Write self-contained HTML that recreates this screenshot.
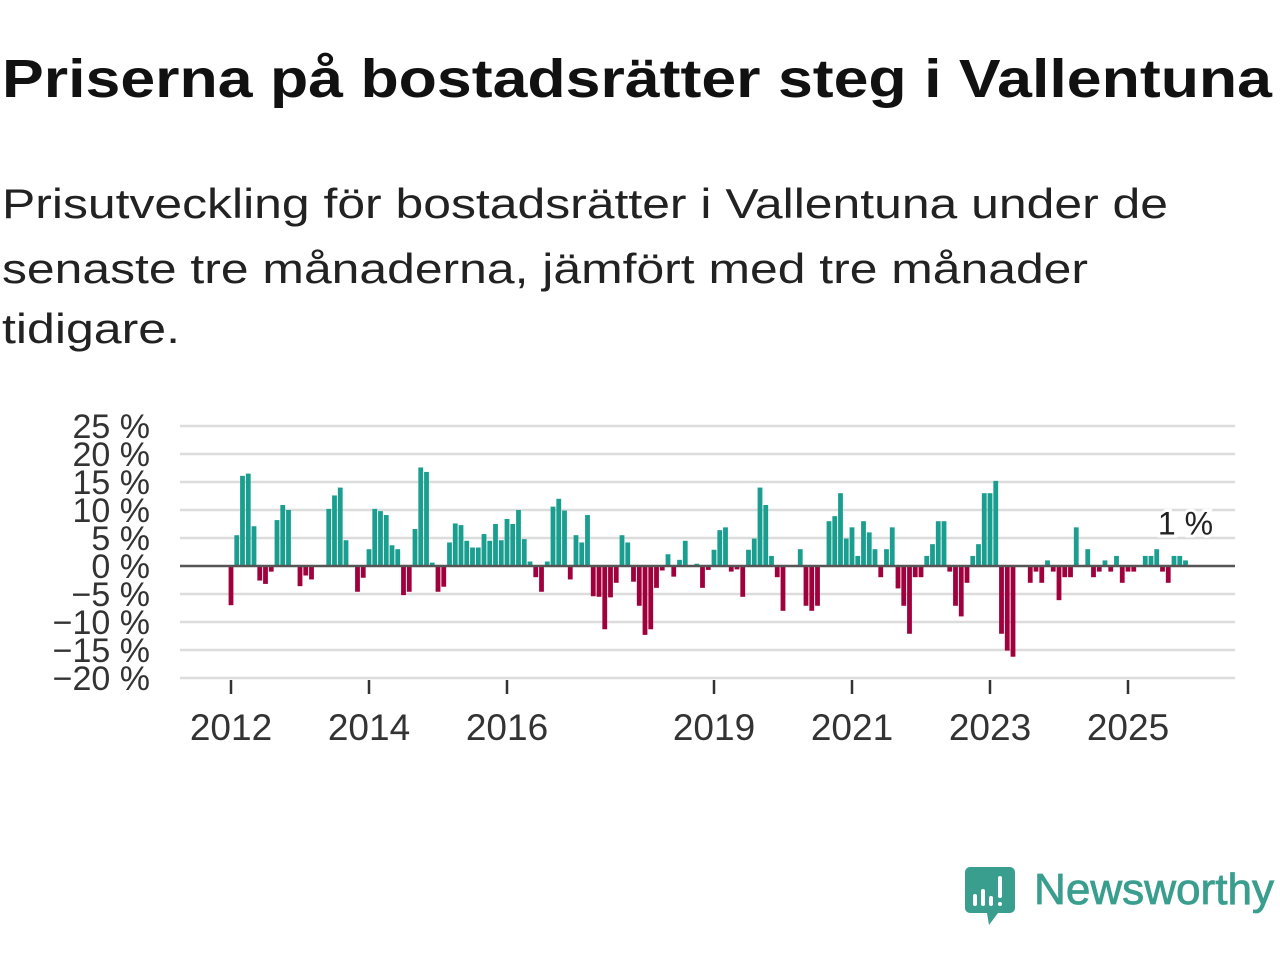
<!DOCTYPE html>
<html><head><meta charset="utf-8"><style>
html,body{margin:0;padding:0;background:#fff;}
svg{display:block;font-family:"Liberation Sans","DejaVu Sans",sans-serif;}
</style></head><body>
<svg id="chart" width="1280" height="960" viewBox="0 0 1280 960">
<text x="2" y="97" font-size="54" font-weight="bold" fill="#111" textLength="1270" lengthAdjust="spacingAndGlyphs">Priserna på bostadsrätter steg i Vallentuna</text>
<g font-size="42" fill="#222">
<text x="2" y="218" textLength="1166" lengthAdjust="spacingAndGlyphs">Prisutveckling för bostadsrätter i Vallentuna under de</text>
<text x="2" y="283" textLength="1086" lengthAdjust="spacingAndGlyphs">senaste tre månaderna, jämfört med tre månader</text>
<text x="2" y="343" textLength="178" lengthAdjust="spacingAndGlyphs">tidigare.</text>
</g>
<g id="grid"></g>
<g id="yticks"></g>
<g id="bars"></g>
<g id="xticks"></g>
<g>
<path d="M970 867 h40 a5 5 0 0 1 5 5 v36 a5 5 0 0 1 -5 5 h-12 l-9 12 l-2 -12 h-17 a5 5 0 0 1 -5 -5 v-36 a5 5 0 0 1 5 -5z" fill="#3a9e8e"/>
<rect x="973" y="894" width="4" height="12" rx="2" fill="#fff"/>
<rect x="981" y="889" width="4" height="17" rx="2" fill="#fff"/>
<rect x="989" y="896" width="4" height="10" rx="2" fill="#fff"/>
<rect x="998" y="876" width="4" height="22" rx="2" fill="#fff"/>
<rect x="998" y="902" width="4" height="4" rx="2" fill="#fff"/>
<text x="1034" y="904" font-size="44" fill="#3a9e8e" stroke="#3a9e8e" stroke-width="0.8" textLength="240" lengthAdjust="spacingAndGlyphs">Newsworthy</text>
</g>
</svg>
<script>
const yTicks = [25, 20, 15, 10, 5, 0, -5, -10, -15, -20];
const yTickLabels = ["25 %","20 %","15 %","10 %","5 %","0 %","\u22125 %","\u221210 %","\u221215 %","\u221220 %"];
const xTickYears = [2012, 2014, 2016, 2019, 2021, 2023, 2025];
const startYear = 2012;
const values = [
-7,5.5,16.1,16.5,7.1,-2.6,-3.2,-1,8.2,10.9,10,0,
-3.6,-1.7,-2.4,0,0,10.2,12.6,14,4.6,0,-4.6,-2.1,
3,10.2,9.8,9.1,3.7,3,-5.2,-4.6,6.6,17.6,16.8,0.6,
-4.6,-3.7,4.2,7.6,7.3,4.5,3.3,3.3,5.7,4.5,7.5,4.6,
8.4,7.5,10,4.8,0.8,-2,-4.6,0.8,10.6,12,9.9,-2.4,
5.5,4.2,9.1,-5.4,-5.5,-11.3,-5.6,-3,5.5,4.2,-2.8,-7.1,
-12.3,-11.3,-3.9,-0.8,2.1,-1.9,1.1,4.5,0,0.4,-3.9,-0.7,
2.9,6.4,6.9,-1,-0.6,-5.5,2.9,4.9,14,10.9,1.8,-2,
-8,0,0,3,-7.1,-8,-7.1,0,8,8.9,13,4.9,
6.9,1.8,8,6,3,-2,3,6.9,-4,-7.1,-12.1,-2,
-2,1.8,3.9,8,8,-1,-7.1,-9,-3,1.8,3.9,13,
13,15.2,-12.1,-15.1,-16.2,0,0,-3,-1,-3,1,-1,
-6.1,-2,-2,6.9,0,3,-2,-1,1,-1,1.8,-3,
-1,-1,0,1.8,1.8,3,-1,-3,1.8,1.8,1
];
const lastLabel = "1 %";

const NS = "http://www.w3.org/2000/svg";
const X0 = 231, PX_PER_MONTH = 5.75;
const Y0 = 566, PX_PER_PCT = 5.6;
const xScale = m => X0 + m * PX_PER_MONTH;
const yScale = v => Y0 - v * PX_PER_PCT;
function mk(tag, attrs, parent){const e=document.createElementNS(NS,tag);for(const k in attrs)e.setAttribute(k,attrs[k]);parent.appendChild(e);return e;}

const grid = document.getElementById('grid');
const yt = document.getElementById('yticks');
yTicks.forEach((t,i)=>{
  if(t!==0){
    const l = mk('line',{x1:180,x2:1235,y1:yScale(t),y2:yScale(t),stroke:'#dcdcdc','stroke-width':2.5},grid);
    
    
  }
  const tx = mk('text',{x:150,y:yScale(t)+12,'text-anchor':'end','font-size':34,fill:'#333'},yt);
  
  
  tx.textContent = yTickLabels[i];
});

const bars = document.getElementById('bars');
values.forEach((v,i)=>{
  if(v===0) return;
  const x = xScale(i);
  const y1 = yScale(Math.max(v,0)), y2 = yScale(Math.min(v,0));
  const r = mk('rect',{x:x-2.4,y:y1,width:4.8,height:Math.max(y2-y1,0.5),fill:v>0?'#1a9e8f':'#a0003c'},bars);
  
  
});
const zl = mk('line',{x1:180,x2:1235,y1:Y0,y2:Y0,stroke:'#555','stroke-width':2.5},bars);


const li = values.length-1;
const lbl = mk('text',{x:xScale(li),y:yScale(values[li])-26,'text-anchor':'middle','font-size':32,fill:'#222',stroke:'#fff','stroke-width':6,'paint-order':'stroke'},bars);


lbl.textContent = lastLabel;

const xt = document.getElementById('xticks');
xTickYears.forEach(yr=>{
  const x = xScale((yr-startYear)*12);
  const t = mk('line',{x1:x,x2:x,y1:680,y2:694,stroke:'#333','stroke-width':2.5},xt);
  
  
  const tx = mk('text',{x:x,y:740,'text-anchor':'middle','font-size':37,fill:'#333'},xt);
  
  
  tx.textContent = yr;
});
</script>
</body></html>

● TASK REQUIREMENTS
Transcribe all the lines above exactly, apart from the pictures.

● WRITTEN SOLUTION
Write self-contained HTML that recreates this screenshot.
<!DOCTYPE html>
<html><head><meta charset="utf-8"><style>
html,body{margin:0;padding:0;background:#fff;}
svg{display:block;font-family:"Liberation Sans","DejaVu Sans",sans-serif;}
</style></head><body>
<svg id="chart" width="1280" height="960" viewBox="0 0 1280 960">
<text x="2" y="97" font-size="54" font-weight="bold" fill="#111" textLength="1270" lengthAdjust="spacingAndGlyphs">Priserna på bostadsrätter steg i Vallentuna</text>
<g font-size="42" fill="#222">
<text x="2" y="218" textLength="1166" lengthAdjust="spacingAndGlyphs">Prisutveckling för bostadsrätter i Vallentuna under de</text>
<text x="2" y="283" textLength="1086" lengthAdjust="spacingAndGlyphs">senaste tre månaderna, jämfört med tre månader</text>
<text x="2" y="343" textLength="178" lengthAdjust="spacingAndGlyphs">tidigare.</text>
</g>
<g id="grid"></g>
<g id="yticks"></g>
<g id="bars"></g>
<g id="xticks"></g>
<g>
<path d="M970 867 h40 a5 5 0 0 1 5 5 v36 a5 5 0 0 1 -5 5 h-12 l-9 12 l-2 -12 h-17 a5 5 0 0 1 -5 -5 v-36 a5 5 0 0 1 5 -5z" fill="#3a9e8e"/>
<rect x="973" y="894" width="4" height="12" rx="2" fill="#fff"/>
<rect x="981" y="889" width="4" height="17" rx="2" fill="#fff"/>
<rect x="989" y="896" width="4" height="10" rx="2" fill="#fff"/>
<rect x="998" y="876" width="4" height="22" rx="2" fill="#fff"/>
<rect x="998" y="902" width="4" height="4" rx="2" fill="#fff"/>
<text x="1034" y="904" font-size="44" fill="#3a9e8e" stroke="#3a9e8e" stroke-width="0.8" textLength="240" lengthAdjust="spacingAndGlyphs">Newsworthy</text>
</g>
</svg>
<script>
const yTicks = [25, 20, 15, 10, 5, 0, -5, -10, -15, -20];
const yTickLabels = ["25 %","20 %","15 %","10 %","5 %","0 %","\u22125 %","\u221210 %","\u221215 %","\u221220 %"];
const xTickYears = [2012, 2014, 2016, 2019, 2021, 2023, 2025];
const startYear = 2012;
const values = [
-7,5.5,16.1,16.5,7.1,-2.6,-3.2,-1,8.2,10.9,10,0,
-3.6,-1.7,-2.4,0,0,10.2,12.6,14,4.6,0,-4.6,-2.1,
3,10.2,9.8,9.1,3.7,3,-5.2,-4.6,6.6,17.6,16.8,0.6,
-4.6,-3.7,4.2,7.6,7.3,4.5,3.3,3.3,5.7,4.5,7.5,4.6,
8.4,7.5,10,4.8,0.8,-2,-4.6,0.8,10.6,12,9.9,-2.4,
5.5,4.2,9.1,-5.4,-5.5,-11.3,-5.6,-3,5.5,4.2,-2.8,-7.1,
-12.3,-11.3,-3.9,-0.8,2.1,-1.9,1.1,4.5,0,0.4,-3.9,-0.7,
2.9,6.4,6.9,-1,-0.6,-5.5,2.9,4.9,14,10.9,1.8,-2,
-8,0,0,3,-7.1,-8,-7.1,0,8,8.9,13,4.9,
6.9,1.8,8,6,3,-2,3,6.9,-4,-7.1,-12.1,-2,
-2,1.8,3.9,8,8,-1,-7.1,-9,-3,1.8,3.9,13,
13,15.2,-12.1,-15.1,-16.2,0,0,-3,-1,-3,1,-1,
-6.1,-2,-2,6.9,0,3,-2,-1,1,-1,1.8,-3,
-1,-1,0,1.8,1.8,3,-1,-3,1.8,1.8,1
];
const lastLabel = "1 %";

const NS = "http://www.w3.org/2000/svg";
const X0 = 231, PX_PER_MONTH = 5.75;
const Y0 = 566, PX_PER_PCT = 5.6;
const xScale = m => X0 + m * PX_PER_MONTH;
const yScale = v => Y0 - v * PX_PER_PCT;
function mk(tag, attrs, parent){const e=document.createElementNS(NS,tag);for(const k in attrs)e.setAttribute(k,attrs[k]);parent.appendChild(e);return e;}

const grid = document.getElementById('grid');
const yt = document.getElementById('yticks');
yTicks.forEach((t,i)=>{
  if(t!==0){
    const l = mk('line',{x1:180,x2:1235,y1:yScale(t),y2:yScale(t),stroke:'#dcdcdc','stroke-width':2.5},grid);
    
    
  }
  const tx = mk('text',{x:150,y:yScale(t)+12,'text-anchor':'end','font-size':34,fill:'#333'},yt);
  
  
  tx.textContent = yTickLabels[i];
});

const bars = document.getElementById('bars');
values.forEach((v,i)=>{
  if(v===0) return;
  const x = xScale(i);
  const y1 = yScale(Math.max(v,0)), y2 = yScale(Math.min(v,0));
  const r = mk('rect',{x:x-2.4,y:y1,width:4.8,height:Math.max(y2-y1,0.5),fill:v>0?'#1a9e8f':'#a0003c'},bars);
  
  
});
const zl = mk('line',{x1:180,x2:1235,y1:Y0,y2:Y0,stroke:'#555','stroke-width':2.5},bars);


const li = values.length-1;
const lbl = mk('text',{x:xScale(li),y:yScale(values[li])-26,'text-anchor':'middle','font-size':32,fill:'#222',stroke:'#fff','stroke-width':6,'paint-order':'stroke'},bars);


lbl.textContent = lastLabel;

const xt = document.getElementById('xticks');
xTickYears.forEach(yr=>{
  const x = xScale((yr-startYear)*12);
  const t = mk('line',{x1:x,x2:x,y1:680,y2:694,stroke:'#333','stroke-width':2.5},xt);
  
  
  const tx = mk('text',{x:x,y:740,'text-anchor':'middle','font-size':37,fill:'#333'},xt);
  
  
  tx.textContent = yr;
});
</script>
</body></html>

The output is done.